[start Information supplied]
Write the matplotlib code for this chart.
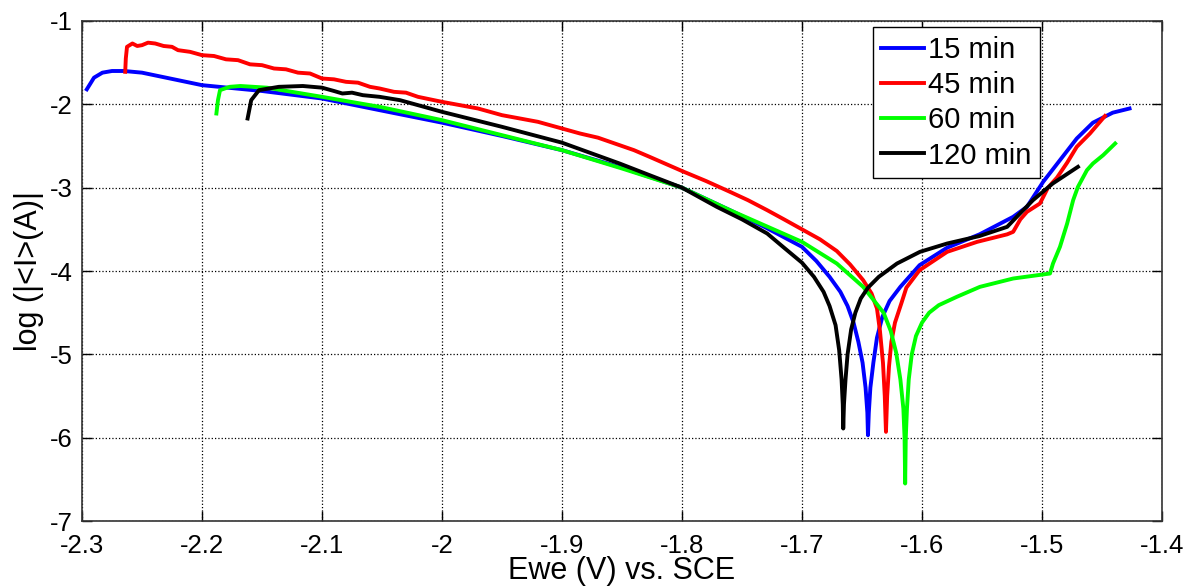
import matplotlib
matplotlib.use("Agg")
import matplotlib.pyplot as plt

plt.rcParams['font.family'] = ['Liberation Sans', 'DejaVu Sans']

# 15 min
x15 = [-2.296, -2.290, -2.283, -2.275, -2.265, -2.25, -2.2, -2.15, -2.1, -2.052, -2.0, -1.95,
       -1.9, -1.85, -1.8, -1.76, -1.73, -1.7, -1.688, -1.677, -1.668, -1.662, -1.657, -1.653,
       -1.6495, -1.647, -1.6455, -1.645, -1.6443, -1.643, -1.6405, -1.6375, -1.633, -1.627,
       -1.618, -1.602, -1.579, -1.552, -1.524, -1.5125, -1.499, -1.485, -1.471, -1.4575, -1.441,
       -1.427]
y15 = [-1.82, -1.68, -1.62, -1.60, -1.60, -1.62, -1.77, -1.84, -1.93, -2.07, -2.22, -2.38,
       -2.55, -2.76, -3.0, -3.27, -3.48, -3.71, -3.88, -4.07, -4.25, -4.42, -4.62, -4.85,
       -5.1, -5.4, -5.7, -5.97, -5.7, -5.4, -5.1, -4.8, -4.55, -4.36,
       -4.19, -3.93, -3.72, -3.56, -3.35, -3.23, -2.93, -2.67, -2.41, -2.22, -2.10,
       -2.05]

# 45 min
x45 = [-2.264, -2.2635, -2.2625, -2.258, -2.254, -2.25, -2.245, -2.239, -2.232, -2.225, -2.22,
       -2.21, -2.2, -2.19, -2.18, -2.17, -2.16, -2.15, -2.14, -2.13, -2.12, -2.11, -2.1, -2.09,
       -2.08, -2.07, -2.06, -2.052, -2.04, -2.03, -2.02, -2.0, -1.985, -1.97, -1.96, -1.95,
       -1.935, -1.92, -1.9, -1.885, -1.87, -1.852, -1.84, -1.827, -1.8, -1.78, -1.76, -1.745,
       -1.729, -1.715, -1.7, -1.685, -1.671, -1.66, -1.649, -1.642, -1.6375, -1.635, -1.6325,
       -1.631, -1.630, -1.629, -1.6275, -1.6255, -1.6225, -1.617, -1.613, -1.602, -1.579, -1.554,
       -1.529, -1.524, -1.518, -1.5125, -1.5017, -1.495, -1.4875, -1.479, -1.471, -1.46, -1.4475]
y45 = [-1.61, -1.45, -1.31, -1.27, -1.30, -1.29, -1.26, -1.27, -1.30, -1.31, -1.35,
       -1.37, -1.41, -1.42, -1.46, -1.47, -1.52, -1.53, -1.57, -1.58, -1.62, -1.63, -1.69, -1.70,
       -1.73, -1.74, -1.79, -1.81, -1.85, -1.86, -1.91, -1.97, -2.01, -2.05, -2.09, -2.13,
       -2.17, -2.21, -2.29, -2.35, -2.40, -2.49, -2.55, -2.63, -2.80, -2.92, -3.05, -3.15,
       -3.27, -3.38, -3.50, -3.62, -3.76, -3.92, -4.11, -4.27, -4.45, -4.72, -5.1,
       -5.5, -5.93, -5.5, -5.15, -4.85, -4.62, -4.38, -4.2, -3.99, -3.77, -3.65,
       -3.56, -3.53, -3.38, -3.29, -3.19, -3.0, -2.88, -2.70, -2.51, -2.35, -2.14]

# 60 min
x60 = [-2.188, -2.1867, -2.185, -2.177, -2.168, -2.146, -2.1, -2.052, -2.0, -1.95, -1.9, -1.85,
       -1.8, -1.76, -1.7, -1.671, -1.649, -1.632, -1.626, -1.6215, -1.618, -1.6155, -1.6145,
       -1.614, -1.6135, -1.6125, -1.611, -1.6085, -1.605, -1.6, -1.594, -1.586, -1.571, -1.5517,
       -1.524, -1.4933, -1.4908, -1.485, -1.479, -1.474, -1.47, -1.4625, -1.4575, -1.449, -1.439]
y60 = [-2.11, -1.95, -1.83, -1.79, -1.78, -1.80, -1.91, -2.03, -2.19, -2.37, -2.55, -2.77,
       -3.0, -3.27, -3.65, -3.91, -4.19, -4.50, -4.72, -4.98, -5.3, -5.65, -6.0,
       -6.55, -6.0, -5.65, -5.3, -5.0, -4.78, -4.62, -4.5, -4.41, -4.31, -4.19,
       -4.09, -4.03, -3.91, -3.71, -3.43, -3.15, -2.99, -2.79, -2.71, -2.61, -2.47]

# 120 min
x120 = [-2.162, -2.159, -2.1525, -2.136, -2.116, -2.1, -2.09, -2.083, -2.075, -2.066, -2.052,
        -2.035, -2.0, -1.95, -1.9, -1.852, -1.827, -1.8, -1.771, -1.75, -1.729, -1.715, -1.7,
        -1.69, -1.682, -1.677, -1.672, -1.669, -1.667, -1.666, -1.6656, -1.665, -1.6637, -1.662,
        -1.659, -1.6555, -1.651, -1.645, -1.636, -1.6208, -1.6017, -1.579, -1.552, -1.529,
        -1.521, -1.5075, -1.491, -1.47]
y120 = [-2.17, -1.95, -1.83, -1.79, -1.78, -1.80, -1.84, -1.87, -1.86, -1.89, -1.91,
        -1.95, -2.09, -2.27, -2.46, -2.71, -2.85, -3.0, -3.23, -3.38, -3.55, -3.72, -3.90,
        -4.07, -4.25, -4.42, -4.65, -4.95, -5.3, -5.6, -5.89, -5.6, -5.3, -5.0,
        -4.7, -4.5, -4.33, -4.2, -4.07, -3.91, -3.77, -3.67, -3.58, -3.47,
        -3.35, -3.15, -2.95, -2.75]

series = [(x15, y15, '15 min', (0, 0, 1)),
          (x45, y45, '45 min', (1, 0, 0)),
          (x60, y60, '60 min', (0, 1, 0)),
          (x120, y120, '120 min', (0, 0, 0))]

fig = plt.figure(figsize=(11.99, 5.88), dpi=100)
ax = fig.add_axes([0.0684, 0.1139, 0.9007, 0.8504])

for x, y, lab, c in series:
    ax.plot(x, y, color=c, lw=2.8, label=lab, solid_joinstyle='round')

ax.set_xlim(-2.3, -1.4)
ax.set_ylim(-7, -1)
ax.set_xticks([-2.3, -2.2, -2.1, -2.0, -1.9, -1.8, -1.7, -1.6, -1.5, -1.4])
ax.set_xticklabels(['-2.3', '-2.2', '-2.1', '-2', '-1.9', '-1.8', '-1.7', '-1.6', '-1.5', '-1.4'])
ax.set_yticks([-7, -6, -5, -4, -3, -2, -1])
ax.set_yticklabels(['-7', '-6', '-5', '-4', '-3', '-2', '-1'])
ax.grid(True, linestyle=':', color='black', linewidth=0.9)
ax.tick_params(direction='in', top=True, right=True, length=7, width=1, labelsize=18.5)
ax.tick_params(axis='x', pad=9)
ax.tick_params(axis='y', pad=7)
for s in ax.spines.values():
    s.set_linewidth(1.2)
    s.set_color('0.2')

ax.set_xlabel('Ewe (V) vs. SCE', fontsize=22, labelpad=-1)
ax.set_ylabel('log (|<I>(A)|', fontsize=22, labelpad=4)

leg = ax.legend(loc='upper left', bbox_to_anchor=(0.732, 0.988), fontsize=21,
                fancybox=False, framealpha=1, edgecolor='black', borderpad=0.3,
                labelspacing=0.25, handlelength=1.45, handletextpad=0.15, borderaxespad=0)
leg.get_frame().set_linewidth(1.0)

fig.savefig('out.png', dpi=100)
[end Information supplied]
* **Requirement**
Take the material above from its first line through the line holding "plt.rcParams['font.family'] = ['Liberation" and set it down exactly, without the pictures.

* **Exercise result**
Write the matplotlib code for this chart.
import matplotlib
matplotlib.use("Agg")
import matplotlib.pyplot as plt

plt.rcParams['font.family'] = ['Liberation Sans', 'DejaVu Sans']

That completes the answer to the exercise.